Numerous critical issues require immediate attention (including further access to information and other transparency initiatives, privatization, procurement reform, anti-money laundering, prosecutions and prosecutorial capacity, etc). Recently launched Government anti-corruption plans seem to identify these issues correctly (with implementation of some ongoing) but they need to be prioritized and rigorously implemented and their results systematically measured. The DIRs were launched by the Bank’s Department of Institutional Integrity at the request of government. They covered four projects in the Kenya Portfolio: the Free Primary Education Project, the Decentralized HIV/AIDS and Reproductive Health Project, the Kenya HIV/AIDS Disaster Response Plan and the Northern Corridor Transport Improvement Project.

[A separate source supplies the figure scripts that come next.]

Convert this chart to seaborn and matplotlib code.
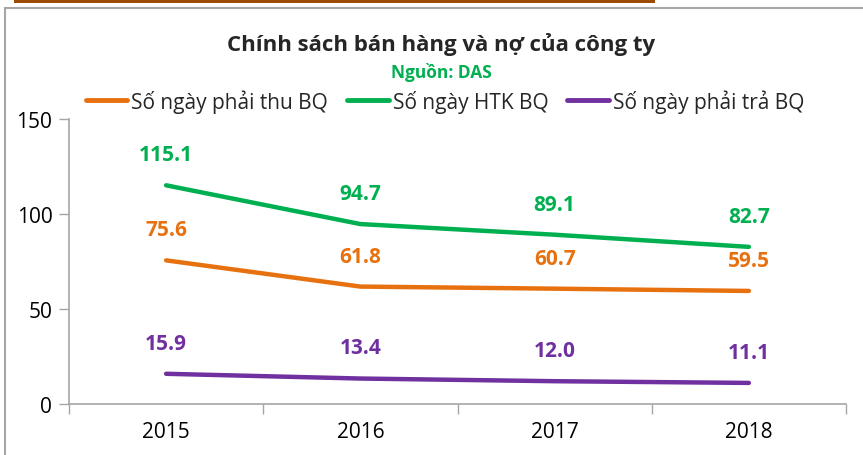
import matplotlib
matplotlib.use("Agg")
import matplotlib.pyplot as plt
import seaborn as sns
import pandas as pd
from matplotlib.patches import Rectangle

years = ["2015", "2016", "2017", "2018"]
series_names = ["Số ngày phải thu BQ", "Số ngày HTK BQ", "Số ngày phải trả BQ"]
phai_thu = [75.6, 61.8, 60.7, 59.5]
htk = [115.1, 94.7, 89.1, 82.7]
phai_tra = [15.9, 13.4, 12.0, 11.1]
colors = ["#E8710F", "#00B050", "#7030A0"]
title = "Chính sách bán hàng và nợ của công ty"
subtitle = "Nguồn: DAS"
yticks = [0, 50, 100, 150]

sns.set_theme(style="white")
plt.rcParams["font.family"] = ["Open Sans", "DejaVu Sans"]

rows = []
for name, vals in zip(series_names, [phai_thu, htk, phai_tra]):
    for i, (y, v) in enumerate(zip(years, vals)):
        rows.append({"idx": i, "year": y, "value": v, "series": name})
df = pd.DataFrame(rows)

fig = plt.figure(figsize=(8.63, 4.56), dpi=100)
ax = fig.add_axes([69 / 863, 51 / 456, (846 - 69) / 863, (405 - 120) / 456])

sns.lineplot(data=df, x="idx", y="value", hue="series", hue_order=series_names,
             palette=colors, linewidth=3.2, ax=ax, legend=True)
for line in ax.get_lines():
    line.set_solid_capstyle("round")

for name, c in zip(series_names, colors):
    sub = df[df["series"] == name]
    for _, r in sub.iterrows():
        ax.annotate(f"{r['value']:.1f}", (r["idx"], r["value"]), xytext=(0, 22),
                    textcoords="offset points", ha="center", va="center",
                    color=c, fontsize=15, fontweight="bold")

ax.set_xlim(-0.5, 3.5)
ax.set_ylim(0, 150)
ax.set_yticks(yticks)
ax.set_xticks(range(len(years)))
ax.set_xticklabels(years)
ax.set_xticks([-0.5, 0.5, 1.5, 2.5, 3.5], minor=True)
ax.tick_params(axis="x", which="major", length=0, pad=12, labelsize=15, colors="black")
ax.tick_params(axis="x", which="minor", length=7, width=1, color="#A6A6A6", direction="out", bottom=True)
ax.tick_params(axis="y", which="major", length=7, width=1, color="#A6A6A6", direction="out",
               left=True, labelsize=15, pad=5)
for lab in ax.get_yticklabels() + ax.get_xticklabels():
    lab.set_color("black")
ax.set_xlabel("")
ax.set_ylabel("")
for s in ["top", "right"]:
    ax.spines[s].set_visible(False)
for s in ["left", "bottom"]:
    ax.spines[s].set_color("#A6A6A6")
    ax.spines[s].set_linewidth(1.2)

handles, labels = ax.get_legend_handles_labels()
ax.legend_.remove()
leg = fig.legend(handles, labels, loc="center", bbox_to_anchor=(445 / 863, 1 - 102 / 456),
                 ncol=3, frameon=False, fontsize=15, handlelength=2.0, columnspacing=0.9,
                 handletextpad=0.2)
for h in leg.get_lines():
    h.set_linewidth(3.5)

fig.text(441 / 863, 1 - 44 / 456, title, ha="center", va="center", fontsize=16, fontweight="bold")
fig.text(441 / 863, 1 - 72 / 456, subtitle, ha="center", va="center", fontsize=12.5,
         fontweight="bold", color="#00B050")

# decorative frame and top bar
fig.patches.append(Rectangle((5 / 863, -0.05), 2, 1 - 9 / 456 + 0.05,
                             transform=fig.transFigure, fill=False, edgecolor="#A6A6A6",
                             linewidth=1.5))
fig.patches.append(Rectangle((14 / 863, 1 - 4 / 456), (655 - 14) / 863, 4 / 456 + 0.01,
                             transform=fig.transFigure, facecolor="#9C4A06", edgecolor="none"))

fig.savefig("out.png", dpi=100)
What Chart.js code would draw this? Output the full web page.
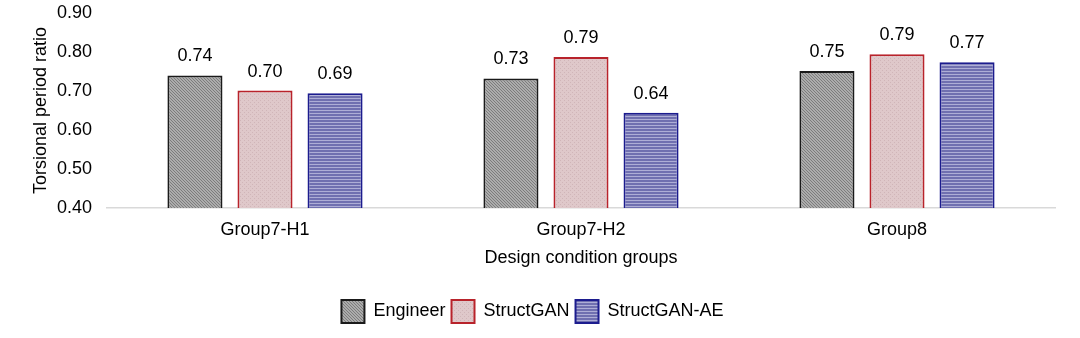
<!DOCTYPE html>
<html>
<head>
<meta charset="utf-8">
<script src="https://cdn.jsdelivr.net/npm/chart.js@4.4.1/dist/chart.umd.min.js"></script>
<style>
  html, body { margin: 0; padding: 0; background: #ffffff; }
  #wrap { width: 1080px; height: 338px; position: relative; }
</style>
</head>
<body>
<div id="wrap"><canvas id="c" width="1080" height="338"></canvas></div>
<script>
// ---- data ----
const categories = ["Group7-H1", "Group7-H2", "Group8"];
const seriesNames = ["Engineer", "StructGAN", "StructGAN-AE"];
const engineerValues = [0.740, 0.732, 0.751];
const structGanValues = [0.701, 0.787, 0.794];
const structGanAeValues = [0.694, 0.644, 0.774];
const yTicks = [0.40, 0.50, 0.60, 0.70, 0.80, 0.90];
const yTitle = "Torsional period ratio";
const xTitle = "Design condition groups";

// ---- patterns ----
function makePattern(size, drawFn) {
  const c = document.createElement('canvas');
  c.width = size; c.height = size;
  const g = c.getContext('2d');
  drawFn(g, size);
  return g.createPattern(c, 'repeat');
}
const ctxMain = document.getElementById('c').getContext('2d');
const engineerPattern = makePattern(3, (g, s) => {
  g.fillStyle = '#acacac'; g.fillRect(0, 0, s, s);
  g.fillStyle = '#7c7c7c';
  for (let i = 0; i < s; i++) g.fillRect(i, i, 1, 1);
});
const structGanPattern = makePattern(4, (g, s) => {
  g.fillStyle = '#dfc8ca'; g.fillRect(0, 0, s, s);
  g.fillStyle = '#d0b5b8';
  g.fillRect(0, 0, 1, 1); g.fillRect(2, 2, 1, 1);
});
const structGanAePattern = makePattern(3, (g, s) => {
  g.fillStyle = '#7070b0'; g.fillRect(0, 0, s, s);
  g.fillStyle = '#aeaed6'; g.fillRect(0, 2, s, 1);
});

const FONT = "'Liberation Sans', Arial, sans-serif";
const FS = 18;

const valueLabels = {
  id: 'valueLabels',
  afterDatasetsDraw(chart) {
    const ctx = chart.ctx;
    ctx.save();
    ctx.font = `${FS}px ${FONT}`;
    ctx.fillStyle = '#000';
    ctx.textAlign = 'center';
    ctx.textBaseline = 'middle';
    chart.data.datasets.forEach((ds, di) => {
      const meta = chart.getDatasetMeta(di);
      meta.data.forEach((el, i) => {
        ctx.fillText(ds.data[i].toFixed(2), el.x, el.y - 19);
      });
    });
    ctx.restore();
  }
};

new Chart(ctxMain, {
  type: 'bar',
  data: {
    labels: categories,
    datasets: [
      { label: seriesNames[0], data: engineerValues, backgroundColor: engineerPattern, borderColor: '#1a1a1a', borderWidth: 2, borderSkipped: false },
      { label: seriesNames[1], data: structGanValues, backgroundColor: structGanPattern, borderColor: '#b8232b', borderWidth: 2, borderSkipped: false },
      { label: seriesNames[2], data: structGanAeValues, backgroundColor: structGanAePattern, borderColor: '#1c1c8e', borderWidth: 2, borderSkipped: false }
    ]
  },
  options: {
    responsive: false,
    animation: false,
    events: [],
    categoryPercentage: 0.665,
    barPercentage: 0.786,
    layout: { padding: { top: 13, right: 25, left: 10, bottom: 5 } },
    plugins: {
      tooltip: { enabled: false },
      legend: {
        position: 'bottom',
        labels: {
          boxWidth: 23, boxHeight: 23, padding: 6,
          color: '#000',
          font: { family: FONT, size: FS }
        }
      }
    },
    scales: {
      x: {
        grid: { display: false, drawTicks: false },
        border: { display: true, color: '#d9d9d9', width: 1.5 },
        ticks: { color: '#000', font: { family: FONT, size: FS }, padding: 11 },
        title: { display: true, text: xTitle, color: '#000', font: { family: FONT, size: FS }, padding: { top: 0, bottom: 25 } },
        afterFit(scale) { scale.height = 86; }
      },
      y: {
        min: 0.4, max: 0.9,
        afterBuildTicks(scale) { scale.ticks = yTicks.map(v => ({ value: v })); },
        grid: { display: true, drawOnChartArea: false, drawTicks: true, tickLength: 15, color: 'rgba(0,0,0,0)' },
        border: { display: false },
        ticks: { color: '#000', font: { family: FONT, size: FS }, padding: 0, callback: v => Number(v).toFixed(2) },
        title: { display: true, text: yTitle, color: '#000', font: { family: FONT, size: FS }, padding: { top: 20, bottom: 0 } },
        afterFit(scale) { scale.width = 97; }
      }
    }
  },
  plugins: [valueLabels]
});
</script>
</body>
</html>
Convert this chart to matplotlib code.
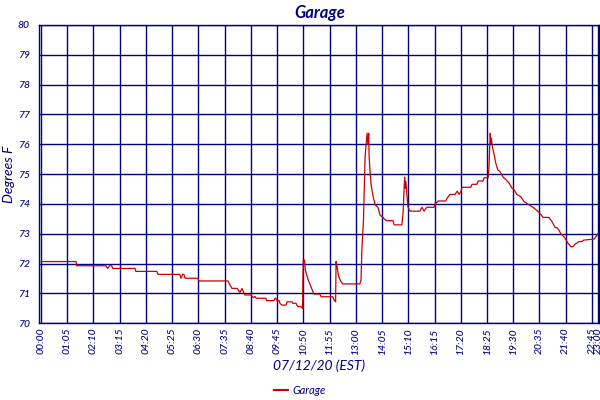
import matplotlib
matplotlib.use("Agg")
import matplotlib.pyplot as plt
from matplotlib.lines import Line2D

# ---- data (time of day, degrees F) ----
times = ["00:00", "01:27", "01:28", "02:41", "02:45", "02:50", "02:55", "02:58",
         "03:53", "03:55", "04:47", "04:50", "05:44", "05:47", "05:51", "05:54",
         "05:57", "06:29", "06:31", "07:43", "07:53", "08:06", "08:13", "08:18",
         "08:25", "08:40", "08:45", "08:50", "08:53", "09:17", "09:19", "09:37",
         "09:40", "09:42", "09:45", "09:50", "09:52", "09:57", "10:07", "10:10",
         "10:22", "10:24", "10:32", "10:34", "10:37", "10:44", "10:48", "10:49",
         "10:50", "10:52", "10:53", "10:55", "10:57", "11:02", "11:04", "11:09",
         "11:14", "11:16", "11:31", "11:34", "12:03", "12:06", "12:10", "12:11",
         "12:13", "12:16", "12:18", "12:23", "12:28", "13:10", "13:13", "13:15",
         "13:19", "13:23", "13:28", "13:30", "13:32", "13:33", "13:35", "13:38",
         "13:43", "13:48", "13:55", "14:00", "14:07", "14:15", "14:32", "14:35",
         "14:54", "14:57", "15:00", "15:01", "15:02", "15:04", "15:07", "15:09",
         "15:14", "15:39", "15:44", "15:49", "15:56", "16:14", "16:16", "16:24",
         "16:43", "16:46", "16:53", "17:06", "17:11", "17:16", "17:21", "17:23",
         "17:45", "17:48", "18:00", "18:03", "18:15", "18:18", "18:28", "18:30",
         "18:33", "18:35", "18:36", "18:38", "18:42", "18:47", "18:52", "18:57",
         "19:05", "19:12", "19:20", "19:27", "19:32", "19:39", "19:49", "19:57",
         "20:07", "20:19", "20:29", "20:36", "20:44", "20:58", "21:06", "21:14",
         "21:18", "21:23", "21:28", "21:36", "21:41", "21:46", "21:53", "21:58",
         "22:03", "22:13", "22:20", "22:25", "22:50", "22:55", "23:00"]
temps = [72.07, 72.07, 71.93, 71.93, 71.84, 71.93, 71.93, 71.84,
         71.84, 71.74, 71.74, 71.64, 71.64, 71.51, 71.64, 71.64,
         71.51, 71.51, 71.42, 71.42, 71.17, 71.17, 71.03, 71.17,
         70.95, 70.95, 70.86, 70.90, 70.84, 70.84, 70.76, 70.76,
         70.84, 70.84, 70.76, 70.76, 70.67, 70.61, 70.61, 70.72,
         70.72, 70.67, 70.67, 70.61, 70.56, 70.56, 70.50, 71.56,
         72.12, 72.05, 72.12, 71.79, 71.68, 71.45, 71.40, 71.23,
         71.05, 70.98, 70.98, 70.89, 70.89, 70.78, 70.72, 72.07,
         71.95, 71.68, 71.55, 71.40, 71.32, 71.32, 71.45, 72.46,
         73.46, 75.59, 76.37, 76.00, 76.37, 75.59, 75.14, 74.64,
         74.24, 73.97, 73.89, 73.63, 73.55, 73.44, 73.44, 73.30,
         73.30, 73.69, 74.64, 74.90, 74.53, 74.75, 74.24, 73.91,
         73.76, 73.76, 73.89, 73.76, 73.89, 73.89, 73.99, 74.10,
         74.10, 74.19, 74.32, 74.32, 74.43, 74.32, 74.43, 74.56,
         74.56, 74.66, 74.66, 74.77, 74.77, 74.88, 74.88, 75.25,
         76.37, 76.03, 76.20, 75.95, 75.70, 75.36, 75.14, 75.09,
         74.90, 74.82, 74.70, 74.53, 74.48, 74.32, 74.24, 74.08,
         73.99, 73.89, 73.78, 73.69, 73.55, 73.55, 73.41, 73.21,
         73.21, 73.13, 73.00, 72.90, 72.79, 72.68, 72.57, 72.57,
         72.65, 72.74, 72.74, 72.79, 72.82, 72.90, 73.00]

xtick_labels = ["00:00", "01:05", "02:10", "03:15", "04:20", "05:25", "06:30",
                "07:35", "08:40", "09:45", "10:50", "11:55", "13:00", "14:05",
                "15:10", "16:15", "17:20", "18:25", "19:30", "20:35", "21:40",
                "22:45", "23:00"]
ytick_values = [70, 71, 72, 73, 74, 75, 76, 77, 78, 79, 80]


def to_min(s):
    h, m = s.split(":")
    return int(h) * 60 + int(m)


xs = [to_min(t) for t in times]
xt = [to_min(t) for t in xtick_labels]

NAVY = "#000080"
RED = "#CC0000"
FONT = ["Lato", "DejaVu Sans"]

fig = plt.figure(figsize=(6, 4), dpi=100)
ax = fig.add_axes([39.5 / 600, 1 - 323.3 / 400, (599.3 - 39.5) / 600, (323.3 - 25) / 400])

ax.plot(xs, temps, color=RED, linewidth=0.9, label="Garage", zorder=3)

ax.set_xlim(-3.7, 1383.3)
ax.set_ylim(70, 80)
ax.set_xticks(xt)
ax.set_xticklabels(xtick_labels, rotation=90, fontstyle="italic", family=FONT,
                   fontsize=7.5, fontweight="medium", color=NAVY)
ax.set_yticks(ytick_values)
ax.set_yticklabels([str(v) for v in ytick_values], fontstyle="italic", family=FONT,
                   fontsize=7.5, fontweight="medium", color=NAVY)
ax.tick_params(axis="both", length=0)
ax.tick_params(axis="x", pad=3)
ax.tick_params(axis="y", pad=7)
ax.grid(True, color=NAVY, linewidth=1.0)
ax.set_axisbelow(True)
for sp in ax.spines.values():
    sp.set_color(NAVY)
    sp.set_linewidth(1.0)

ax.set_title("Garage", fontsize=12, fontweight="bold", fontstyle="italic",
             family=FONT, color=NAVY, pad=5)
ax.set_xlabel("07/12/20 (EST)", fontsize=10, fontstyle="italic", family=FONT,
              color=NAVY, labelpad=4)
ax.set_ylabel("Degrees F", fontsize=10, fontstyle="italic", family=FONT,
              color=NAVY, labelpad=2)

handle = Line2D([], [], color=RED, linewidth=1.5)
fig.legend([handle], ["Garage"], loc="center", bbox_to_anchor=(0.5, 1 - 390 / 400),
           frameon=False, handlelength=1.2, handletextpad=0.4,
           prop={"family": FONT, "style": "italic", "size": 8}, labelcolor=NAVY)

fig.savefig("out.png", dpi=100, facecolor="white")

The review goes beyond earlier project forensic audits (conducted in mid-2005 by an international consulting firm) by looking in detail at all procurement transactions carried out under Bank financing, both above the threshold for prior Bank review and below. The Government of Kenya is now reviewing the results of the DIR which it received from the Department of Institutional Integrity in September 2006. In October it received a Governance Note prepared by a governance assessment mission from the World Bank and is doing likewise. Meanwhile, the Government has indicated that it is prepared to work closely with the Bank to implement the lessons and recommendations from these studies.